→ Dataset content

* * *

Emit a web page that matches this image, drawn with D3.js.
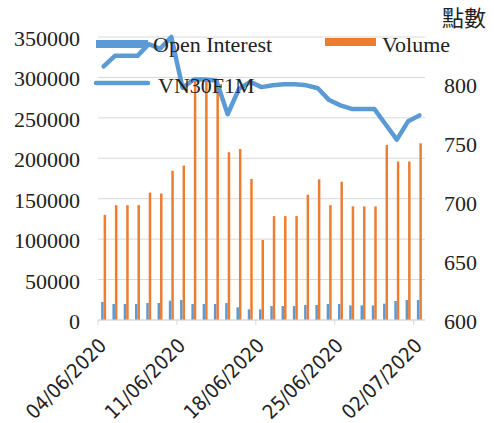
<!DOCTYPE html>
<html>
<head>
<meta charset="utf-8">
<script src="https://cdn.jsdelivr.net/npm/d3@7"></script>
<style>
  body { margin: 0; background: #fff; }
  svg { display: block; }
  .lbl { font-family: "Liberation Serif", "Times New Roman", serif; font-size: 22px; fill: #222; }
  .date { font-family: "Liberation Sans Narrow", "DejaVu Sans Condensed", "Liberation Sans", sans-serif; font-size: 20px; fill: #222; }
</style>
</head>
<body>
<div id="chart-area"></div>
<script>
var dates = ["04/06/2020","05/06/2020","06/06/2020","07/06/2020","08/06/2020","09/06/2020","10/06/2020",
    "11/06/2020","12/06/2020","13/06/2020","14/06/2020","15/06/2020","16/06/2020","17/06/2020",
    "18/06/2020","19/06/2020","20/06/2020","21/06/2020","22/06/2020","23/06/2020","24/06/2020",
    "25/06/2020","26/06/2020","27/06/2020","28/06/2020","29/06/2020","30/06/2020","01/07/2020",
    "02/07/2020"];
var tickDates = ["04/06/2020","11/06/2020","18/06/2020","25/06/2020","02/07/2020"];

var openInterest = [22300,19800,19800,19800,21000,21000,23900,24700,19800,19800,19800,21000,15700,13200,
    13200,17300,17300,17300,18600,18600,19800,19800,18100,18100,18100,20200,23500,24700,24700];
var volume = [130000,142000,142000,142000,157500,156500,184500,191000,298000,298000,297000,207500,211500,174500,
    99000,128500,128500,128500,155000,174000,142000,171000,140500,140500,140500,216500,196000,196000,218500];
var vn30 = [815,824,824,824,834,830,840,797,804,804,803,774.5,796,802,
    797.5,799,800,800,799,796.5,786.5,782,779,779,779,766,753,768.5,773.5];

var leftTicks = [0,50000,100000,150000,200000,250000,300000,350000];
var rightTicks = [600,650,700,750,800];

var width = 494, height = 423;
var plotLeft = 98, plotRight = 425, plotTop = 37, plotBottom = 320;

var svg = d3.select("#chart-area").append("svg")
    .attr("width", width)
    .attr("height", height);

var x0 = d3.scaleBand()
    .domain(dates)
    .range([plotLeft, plotRight])
    .paddingInner(0.56)
    .paddingOuter(0.28);

var x1 = d3.scaleBand()
    .domain(["oi", "vol"])
    .range([0, x0.bandwidth()]);

var yLeft = d3.scaleLinear().domain([0, 350000]).range([plotBottom, plotTop]);
var yRight = d3.scaleLinear().domain([600, 840]).range([plotBottom, plotTop]);

// gridlines
svg.selectAll(".grid")
    .data(leftTicks)
    .enter()
    .append("line")
    .attr("x1", plotLeft)
    .attr("x2", plotRight)
    .attr("y1", function (d) { return yLeft(d); })
    .attr("y2", function (d) { return yLeft(d); })
    .attr("stroke", "#d9d9d9")
    .attr("stroke-width", 1);

// left labels
svg.selectAll(".ltick")
    .data(leftTicks)
    .enter()
    .append("text")
    .attr("class", "lbl")
    .attr("x", 80)
    .attr("y", function (d) { return yLeft(d) + 9; })
    .attr("text-anchor", "end")
    .text(function (d) { return d; });

// right labels
svg.selectAll(".rtick")
    .data(rightTicks)
    .enter()
    .append("text")
    .attr("class", "lbl")
    .attr("x", 444)
    .attr("y", function (d) { return yRight(d) + 9; })
    .attr("text-anchor", "start")
    .text(function (d) { return d; });

svg.append("text")
    .attr("x", 442)
    .attr("y", 26)
    .style("font-family", "'Noto Sans CJK TC', sans-serif")
    .style("font-size", "22px")
    .style("fill", "#222")
    .text("點數");

// bars
var barW = 2.5;
svg.selectAll(".oi")
    .data(openInterest)
    .enter()
    .append("rect")
    .attr("x", function (d, i) { return x0(dates[i]) + x1("oi"); })
    .attr("width", barW)
    .attr("y", function (d) { return yLeft(d); })
    .attr("height", function (d) { return plotBottom - yLeft(d); })
    .attr("fill", "#5b9bd5");

svg.selectAll(".vol")
    .data(volume)
    .enter()
    .append("rect")
    .attr("x", function (d, i) { return x0(dates[i]) + x1("vol"); })
    .attr("width", barW)
    .attr("y", function (d) { return yLeft(d); })
    .attr("height", function (d) { return plotBottom - yLeft(d); })
    .attr("fill", "#ed7d31");

// x axis
svg.append("line")
    .attr("x1", plotLeft).attr("x2", plotRight)
    .attr("y1", plotBottom).attr("y2", plotBottom)
    .attr("stroke", "#d9d9d9");

svg.selectAll(".xtick")
    .data(tickDates)
    .enter()
    .append("line")
    .attr("x1", function (d) { return x0(d) - x0.step() * x0.paddingInner() / 2; })
    .attr("x2", function (d) { return x0(d) - x0.step() * x0.paddingInner() / 2; })
    .attr("y1", plotBottom)
    .attr("y2", plotBottom + 5)
    .attr("stroke", "#d9d9d9");

svg.selectAll(".xlabel")
    .data(tickDates)
    .enter()
    .append("text")
    .attr("class", "date")
    .attr("text-anchor", "end")
    .attr("transform", function (d) {
        var cx = x0(d) + x0.bandwidth() / 2;
        return "translate(" + (cx + 4) + "," + 347 + ") rotate(-45)";
    })
    .text(function (d) { return d; });

// VN30F1M line
var line = d3.line()
    .x(function (d, i) { return x0(dates[i]) + x0.bandwidth() / 2; })
    .y(function (d) { return yRight(d); });

svg.append("path")
    .datum(vn30)
    .attr("d", line)
    .attr("fill", "none")
    .attr("stroke", "#5b9bd5")
    .attr("stroke-width", 4.5)
    .attr("stroke-linejoin", "round")
    .attr("stroke-linecap", "round");

// legend
svg.append("rect")
    .attr("x", 96).attr("y", 40).attr("width", 52).attr("height", 8)
    .attr("fill", "#5b9bd5");
svg.append("text").attr("class", "lbl").attr("x", 153).attr("y", 52).text("Open Interest");

svg.append("rect")
    .attr("x", 325).attr("y", 38).attr("width", 51).attr("height", 8)
    .attr("fill", "#ed7d31");
svg.append("text").attr("class", "lbl").attr("x", 382).attr("y", 52).text("Volume");

svg.append("line")
    .attr("x1", 96).attr("x2", 148).attr("y1", 83).attr("y2", 83)
    .attr("stroke", "#5b9bd5").attr("stroke-width", 4.5).attr("stroke-linecap", "round");
svg.append("text").attr("class", "lbl").attr("x", 158).attr("y", 93).text("VN30F1M");
</script>
</body>
</html>
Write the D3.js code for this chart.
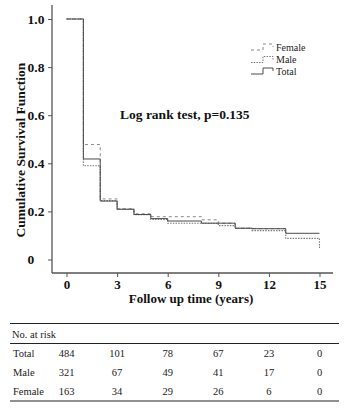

* * *

→ Task instructions
Reproduce each entry precisely. Leave the pictures out.

→ Exercise output
Emit a web page that matches this image, drawn with D3.js.
<!DOCTYPE html>
<html>
<head>
<meta charset="utf-8">
<script src="https://cdn.jsdelivr.net/npm/d3@7"></script>
<style>
  body { margin: 0; background: #fff; }
  svg { display: block; }
  .lbl { font-family: "Liberation Serif", "Times New Roman", serif; font-size: 22px; fill: #222; }
  .date { font-family: "Liberation Sans Narrow", "DejaVu Sans Condensed", "Liberation Sans", sans-serif; font-size: 20px; fill: #222; }
</style>
</head>
<body>
<div id="chart-area"></div>
<script>
var dates = ["04/06/2020","05/06/2020","06/06/2020","07/06/2020","08/06/2020","09/06/2020","10/06/2020",
    "11/06/2020","12/06/2020","13/06/2020","14/06/2020","15/06/2020","16/06/2020","17/06/2020",
    "18/06/2020","19/06/2020","20/06/2020","21/06/2020","22/06/2020","23/06/2020","24/06/2020",
    "25/06/2020","26/06/2020","27/06/2020","28/06/2020","29/06/2020","30/06/2020","01/07/2020",
    "02/07/2020"];
var tickDates = ["04/06/2020","11/06/2020","18/06/2020","25/06/2020","02/07/2020"];

var openInterest = [22300,19800,19800,19800,21000,21000,23900,24700,19800,19800,19800,21000,15700,13200,
    13200,17300,17300,17300,18600,18600,19800,19800,18100,18100,18100,20200,23500,24700,24700];
var volume = [130000,142000,142000,142000,157500,156500,184500,191000,298000,298000,297000,207500,211500,174500,
    99000,128500,128500,128500,155000,174000,142000,171000,140500,140500,140500,216500,196000,196000,218500];
var vn30 = [815,824,824,824,834,830,840,797,804,804,803,774.5,796,802,
    797.5,799,800,800,799,796.5,786.5,782,779,779,779,766,753,768.5,773.5];

var leftTicks = [0,50000,100000,150000,200000,250000,300000,350000];
var rightTicks = [600,650,700,750,800];

var width = 494, height = 423;
var plotLeft = 98, plotRight = 425, plotTop = 37, plotBottom = 320;

var svg = d3.select("#chart-area").append("svg")
    .attr("width", width)
    .attr("height", height);

var x0 = d3.scaleBand()
    .domain(dates)
    .range([plotLeft, plotRight])
    .paddingInner(0.56)
    .paddingOuter(0.28);

var x1 = d3.scaleBand()
    .domain(["oi", "vol"])
    .range([0, x0.bandwidth()]);

var yLeft = d3.scaleLinear().domain([0, 350000]).range([plotBottom, plotTop]);
var yRight = d3.scaleLinear().domain([600, 840]).range([plotBottom, plotTop]);

// gridlines
svg.selectAll(".grid")
    .data(leftTicks)
    .enter()
    .append("line")
    .attr("x1", plotLeft)
    .attr("x2", plotRight)
    .attr("y1", function (d) { return yLeft(d); })
    .attr("y2", function (d) { return yLeft(d); })
    .attr("stroke", "#d9d9d9")
    .attr("stroke-width", 1);

// left labels
svg.selectAll(".ltick")
    .data(leftTicks)
    .enter()
    .append("text")
    .attr("class", "lbl")
    .attr("x", 80)
    .attr("y", function (d) { return yLeft(d) + 9; })
    .attr("text-anchor", "end")
    .text(function (d) { return d; });

// right labels
svg.selectAll(".rtick")
    .data(rightTicks)
    .enter()
    .append("text")
    .attr("class", "lbl")
    .attr("x", 444)
    .attr("y", function (d) { return yRight(d) + 9; })
    .attr("text-anchor", "start")
    .text(function (d) { return d; });

svg.append("text")
    .attr("x", 442)
    .attr("y", 26)
    .style("font-family", "'Noto Sans CJK TC', sans-serif")
    .style("font-size", "22px")
    .style("fill", "#222")
    .text("點數");

// bars
var barW = 2.5;
svg.selectAll(".oi")
    .data(openInterest)
    .enter()
    .append("rect")
    .attr("x", function (d, i) { return x0(dates[i]) + x1("oi"); })
    .attr("width", barW)
    .attr("y", function (d) { return yLeft(d); })
    .attr("height", function (d) { return plotBottom - yLeft(d); })
    .attr("fill", "#5b9bd5");

svg.selectAll(".vol")
    .data(volume)
    .enter()
    .append("rect")
    .attr("x", function (d, i) { return x0(dates[i]) + x1("vol"); })
    .attr("width", barW)
    .attr("y", function (d) { return yLeft(d); })
    .attr("height", function (d) { return plotBottom - yLeft(d); })
    .attr("fill", "#ed7d31");

// x axis
svg.append("line")
    .attr("x1", plotLeft).attr("x2", plotRight)
    .attr("y1", plotBottom).attr("y2", plotBottom)
    .attr("stroke", "#d9d9d9");

svg.selectAll(".xtick")
    .data(tickDates)
    .enter()
    .append("line")
    .attr("x1", function (d) { return x0(d) - x0.step() * x0.paddingInner() / 2; })
    .attr("x2", function (d) { return x0(d) - x0.step() * x0.paddingInner() / 2; })
    .attr("y1", plotBottom)
    .attr("y2", plotBottom + 5)
    .attr("stroke", "#d9d9d9");

svg.selectAll(".xlabel")
    .data(tickDates)
    .enter()
    .append("text")
    .attr("class", "date")
    .attr("text-anchor", "end")
    .attr("transform", function (d) {
        var cx = x0(d) + x0.bandwidth() / 2;
        return "translate(" + (cx + 4) + "," + 347 + ") rotate(-45)";
    })
    .text(function (d) { return d; });

// VN30F1M line
var line = d3.line()
    .x(function (d, i) { return x0(dates[i]) + x0.bandwidth() / 2; })
    .y(function (d) { return yRight(d); });

svg.append("path")
    .datum(vn30)
    .attr("d", line)
    .attr("fill", "none")
    .attr("stroke", "#5b9bd5")
    .attr("stroke-width", 4.5)
    .attr("stroke-linejoin", "round")
    .attr("stroke-linecap", "round");

// legend
svg.append("rect")
    .attr("x", 96).attr("y", 40).attr("width", 52).attr("height", 8)
    .attr("fill", "#5b9bd5");
svg.append("text").attr("class", "lbl").attr("x", 153).attr("y", 52).text("Open Interest");

svg.append("rect")
    .attr("x", 325).attr("y", 38).attr("width", 51).attr("height", 8)
    .attr("fill", "#ed7d31");
svg.append("text").attr("class", "lbl").attr("x", 382).attr("y", 52).text("Volume");

svg.append("line")
    .attr("x1", 96).attr("x2", 148).attr("y1", 83).attr("y2", 83)
    .attr("stroke", "#5b9bd5").attr("stroke-width", 4.5).attr("stroke-linecap", "round");
svg.append("text").attr("class", "lbl").attr("x", 158).attr("y", 93).text("VN30F1M");
</script>
</body>
</html>
Write the D3.js code for this chart.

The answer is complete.